My suggestions are more along the lines of popular film:

"The Mission" (DiNiro) would be good.

"Mosquito Coast" has an underlying Science v. Religion theme.

If you want to tackle portrayals of race in film, what about "The Green Pastures?"

How about something more theologically driven like "The Adjustment Bureau?" or even "The Village."

"Syriana" could be employed to discuss religion and international (ME) politics...

David Stowe at: August 22, 2013 at 6:53 AM said...

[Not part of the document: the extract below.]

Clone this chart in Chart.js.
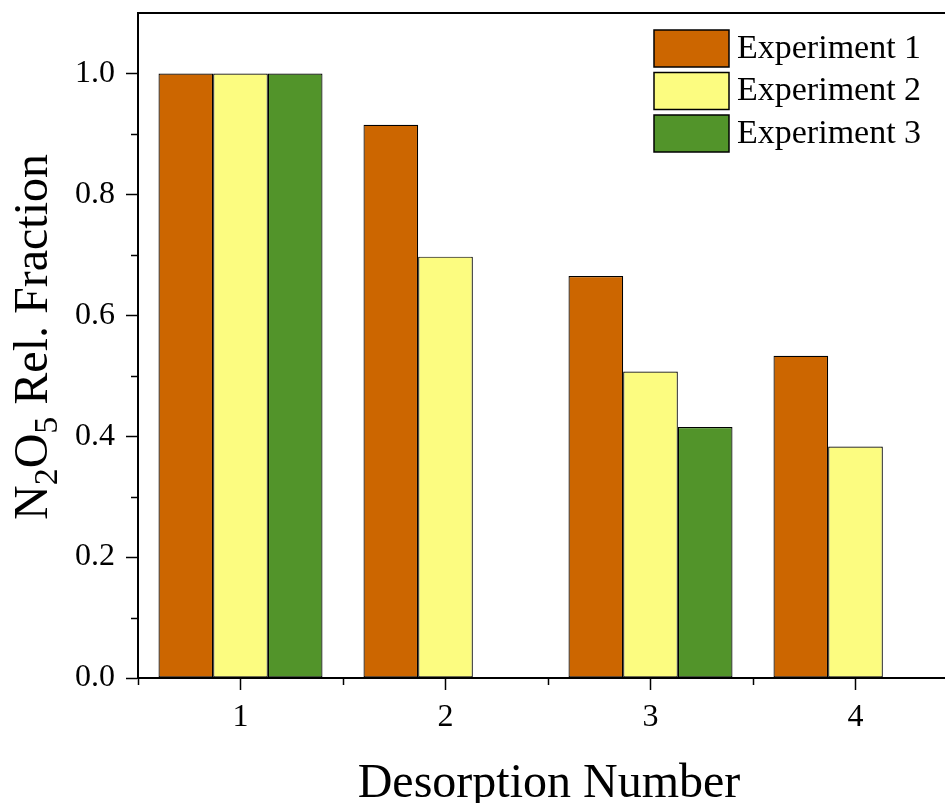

Thanks everybody for sharing your expertise, especially 123 for returning with more and yet more, and Kristian for reminding me that the course doesn't have to be organized around the world religions. I've got my viewing work cut out for me for the foreseeable future. Not a bad plight at all; somebody's got to do it. I notice no one mentioned "Religulous."

123 at: August 22, 2013 at 7:58 AM said...

I also notice no one mentioned "The DaVinci Code." :)

Following on Kristian's reminder, it would be possible to pull out scenes that are religious in nature or speak to a certain view of religion from films that are otherwise not 'religious'. The famous scene from "The Gods Must Be Crazy" is a good example, as would be some of the scenes in "Breaking the Waves", "Pi", etc.

The real trick will be showing a film about Judaism that isn't about either the Holocaust or that simply represents 'cultural Judaism' (e.g., Woody Allen) rather than truly religious Judaism. Same with other 'national religions' and the cultures they are a part of or engender - or, more to the point, films that focus on the cultures of nations with what are to Americans exotic religions. The question, 'how does one consider religion apart from culture and culture apart from religion' is interesting, as is simply attempting to define religion (cf. William T. Cavanaugh's survey of such definitions in "The Myth of Religious Violence: Secular Ideology and the Roots of Modern Conflict", Oxford University Press, 2009).

rys at: August 22, 2013 at 11:15 AM said...

On American Jews/Judaism -- Hester Street is great (immigrant conflict over religion/culture/assimilation). Lots of great Lower East Side details (Yiddish signage, seltzer, etc).